Arctic Wildfires 2019
The above image was captured by the NOAA geosynchronous satellites (GOES). It shows the Arctic wildfires that plagued Alaska and Canada in July 2019 which are represented by yellow and red markers. These Arctic wildfires were estimated to have released around 100 megatons of carbon dioxide into the Earth’s atmosphere, showcasing the role of NOAA satellites in monitoring global climate change effects. The June that preceded the wildfires shown in this image was recorded as the hottest June on record.
Hurricane Katrina 2005
The NOAA GOES-12 satellite captured photography of Hurricane Katrina, a devastating hurricanes that hit New Orleans, U.S.A. in 2005 and took over 1800 lives. It contained an Imager instrument that detected infrared wavelength bands from 10.2 to 11.2 microns, a spectroscopic signature of severe storms. These wavelength bands were detected for Hurricane Katrina as it passed over the Gulf of Mexico. GOES-12 was deactivated in 2013, and the most recent GOES satellite to be launched was GOES-17 in 2018.
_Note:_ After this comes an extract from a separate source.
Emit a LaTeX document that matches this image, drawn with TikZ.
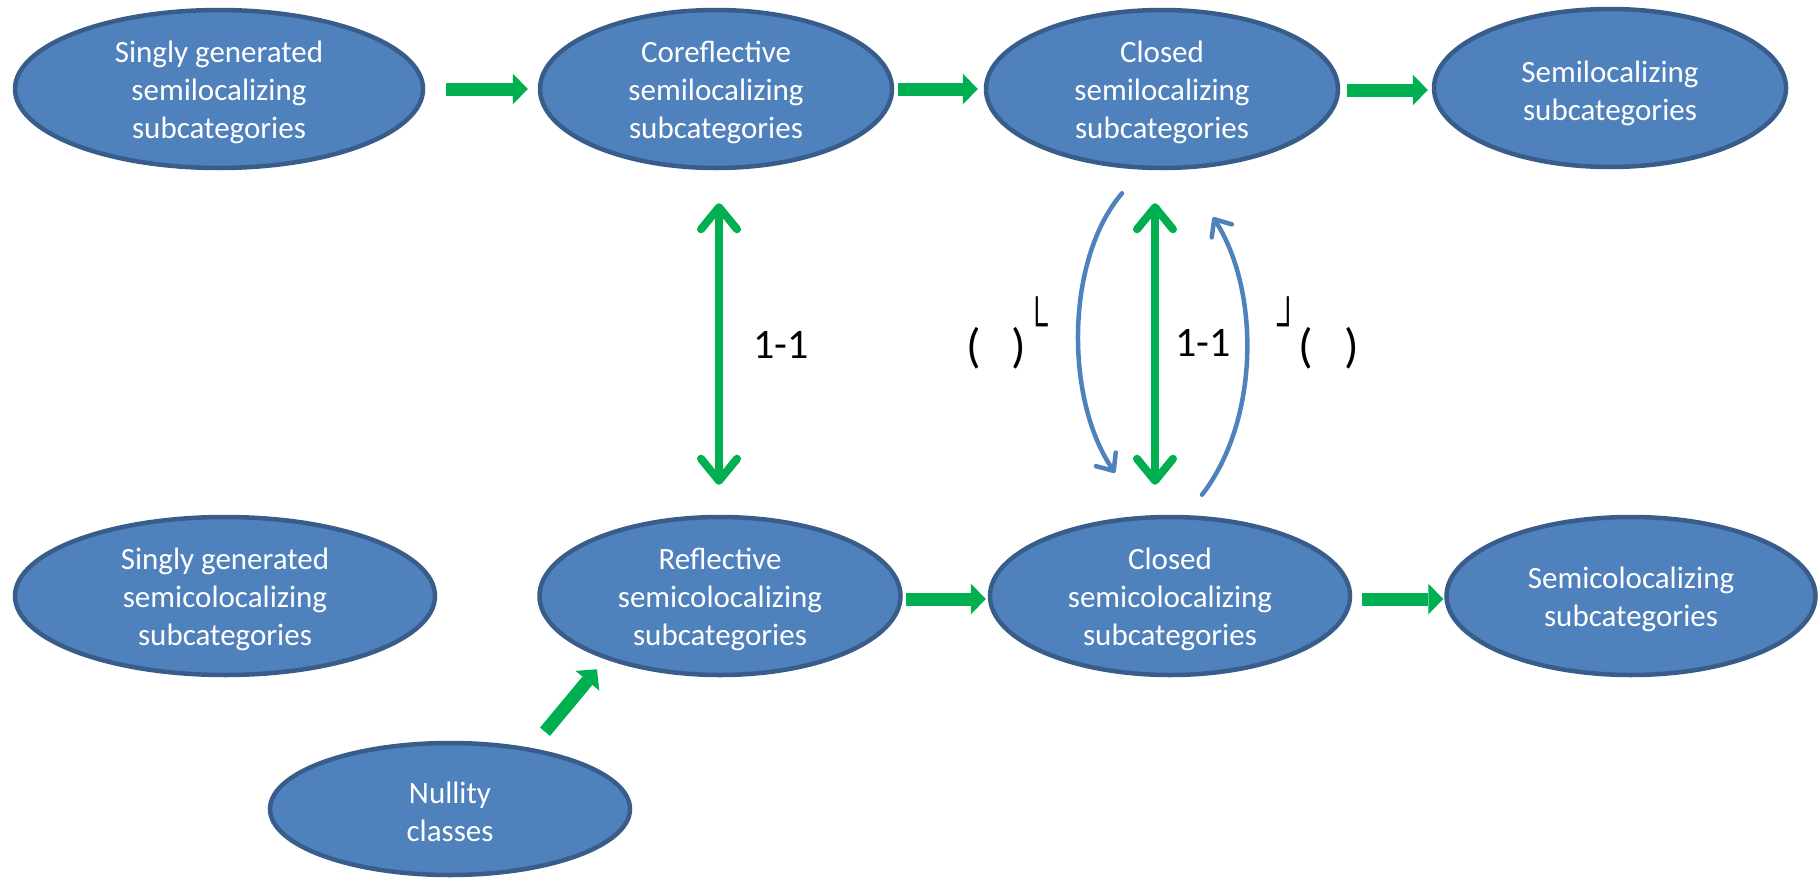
\documentclass[tikz,border=0pt]{standalone}
\usepackage{fontspec}
\usepackage{graphicx}
\setmainfont{Carlito}
\newfontfamily\cornerfont{Liberation Sans}
\usetikzlibrary{shapes.geometric,arrows.meta,calc}

\definecolor{blobfill}{HTML}{4F81BD}
\definecolor{blobedge}{HTML}{385D8A}
\definecolor{arrowgreen}{HTML}{00B050}
\definecolor{curveblue}{HTML}{4F81BD}

\tikzset{
  blob/.style={ellipse, draw=blobedge, fill=blobfill, line width=4.5pt, inner sep=0pt},
  blobtext/.style={text=white, align=center, inner sep=0pt, yshift=-3pt,
    font=\fontsize{31}{38}\selectfont},
  fat/.style={draw=arrowgreen, line width=13pt,
    -{Triangle[length=15pt,width=31pt,line width=0pt]}},
  twoway/.style={draw=arrowgreen, line width=8pt, line cap=round,
    {Straight Barb[length=22pt,width=36pt,round]}-{Straight Barb[length=22pt,width=36pt,round]}},
  bendarrow/.style={draw=curveblue, line width=4.5pt, line cap=round,
    -{Straight Barb[length=14pt,width=24pt,round]}},
  lbl/.style={inner sep=0pt, font=\fontsize{42}{50}\selectfont},
  paren/.style={inner sep=0pt, anchor=base west, font=\fontsize{48}{50}\selectfont},
}
% corner marks set as raised, narrowed superscripts
\newcommand{\lcornermark}{\raisebox{23pt}{\scalebox{0.65}[1]{\cornerfont\fontsize{47}{47}\selectfont └}}}
\newcommand{\rcornermark}{\raisebox{23pt}{\scalebox{0.65}[1]{\cornerfont\fontsize{47}{47}\selectfont ┘}}}

\begin{document}
\begin{tikzpicture}[x=1pt,y=-1pt]
\useasboundingbox (0,0) rectangle (1820,878);

% top row: semilocalizing side
\node[blob, minimum width=408pt, minimum height=158pt] (n1) at (219,89) {};
\node[blobtext] (t1) at (n1) {Singly generated\\semilocalizing\\subcategories};
\node[blob, minimum width=352pt, minimum height=158pt] (n2) at (716,89) {};
\node[blobtext] (t2) at (n2) {Coreflective\\semilocalizing\\subcategories};
\node[blob, minimum width=352pt, minimum height=158pt] (n3) at (1162,89) {};
\node[blobtext] (t3) at (n3) {Closed\\semilocalizing\\subcategories};
\node[blob, minimum width=352pt, minimum height=158pt] (n4) at (1610,88) {};
\node[blobtext, yshift=-2pt] (t4) at (n4) {Semilocalizing\\subcategories};

% bottom row: semicolocalizing side
\node[blob, minimum width=420pt, minimum height=158pt] (n5) at (225,596) {};
\node[blobtext] (t5) at (n5) {Singly generated\\semicolocalizing\\subcategories};
\node[blob, minimum width=361pt, minimum height=158pt] (n6) at (720,596) {};
\node[blobtext] (t6) at (n6) {Reflective\\semicolocalizing\\subcategories};
\node[blob, minimum width=360pt, minimum height=158pt] (n7) at (1170,596) {};
\node[blobtext] (t7) at (n7) {Closed\\semicolocalizing\\subcategories};
\node[blob, minimum width=369pt, minimum height=158pt] (n8) at (1631,596) {};
\node[blobtext] (t8) at (n8) {Semicolocalizing\\subcategories};

\node[blob, minimum width=360pt, minimum height=132pt] (n9) at (450,809) {};
\node[blobtext] (t9) at (n9) {Nullity\\classes};

% inclusions
\draw[fat] ($(n1.east)+(21,0)$) -- ($(n2.west)+(-10,0)$);
\draw[fat] ($(n2.east)+(4,0)$) -- ($(n3.west)+(-6,0)$);
\draw[fat] ($(n3.east)+(7,1)$) -- ($(n4.west)+(-4,2)$);
\draw[fat] ($(n6.east)+(3,3)$) -- ($(n7.west)+(-2,3)$);
\draw[fat] ($(n7.east)+(10,3)$) -- ($(n8.west)+(-1,3)$);
\draw[fat] ($(n9.north)+(95,-9)$) -- ($(n6.south)+(-123,-8)$);

% bijections
\draw[twoway] ($(n2.south)+(3,33)$) -- ($(n6.north)+(-1,-30)$);
\draw[twoway] ($(n3.south)+(-7,33)$) -- ($(n7.north)+(-15,-30)$);
\node[lbl] (b1) at (781,345) {1-1};
\node[lbl] (b2) at (1203,343) {1-1};

% the two correspondences
\coordinate (la) at ($(n3.south)+(-40,23)$);
\coordinate (lb) at ($(n7.north)+(-55,-42)$);
\coordinate (ra) at ($(n7.north)+(32,-20)$);
\coordinate (rb) at ($(n3.south)+(51,47)$);
\draw[bendarrow] (la) .. controls (1065,260) and (1065,400) .. (lb);
\draw[bendarrow] (ra) .. controls (1260,420) and (1260,290) .. (rb);

\node[paren] (p1) at (966,362) {(\hspace{31pt})\lcornermark};
\node[paren] (p2) at (1277,362) {\rcornermark(\hspace{31pt})};
\end{tikzpicture}
\end{document}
Deep Space Climate Observatory (DSCVR)
The DSCVR satellite was launched by SpaceX in 2015. It is NOAA’s first deep space satellite and orbits at the “Lagrange point 1” between the Earth and the Sun. It’s location with respect to the Sun is important considering that it functions to monitor space weather, such as solar magnetic storms. At this Lagrange point 1 position, DSCVR can provide up to an hour of warning of an approaching solar storm (a coronal mass ejection from the Sun). Large solar storms are a natural disaster not spoken about as often as earthquakes and volcanic eruptions, but a large one could severely disrupt power grids and telecommunication systems on Planet Earth. When discussing the threat of solar storms, the term “Carrington Event” is often used. This refers to an extremely large solar storm that hit the Earth in 1859 and caused major disruption to the telegraph systems of the time. In modern times where we rely much more heavily on electricity, a solar storm of similar magnitude hitting Planet Earth could have devastating impacts. This showcases the importance of instrumentation such as NOAA’s DSCVR satellite monitoring space weather.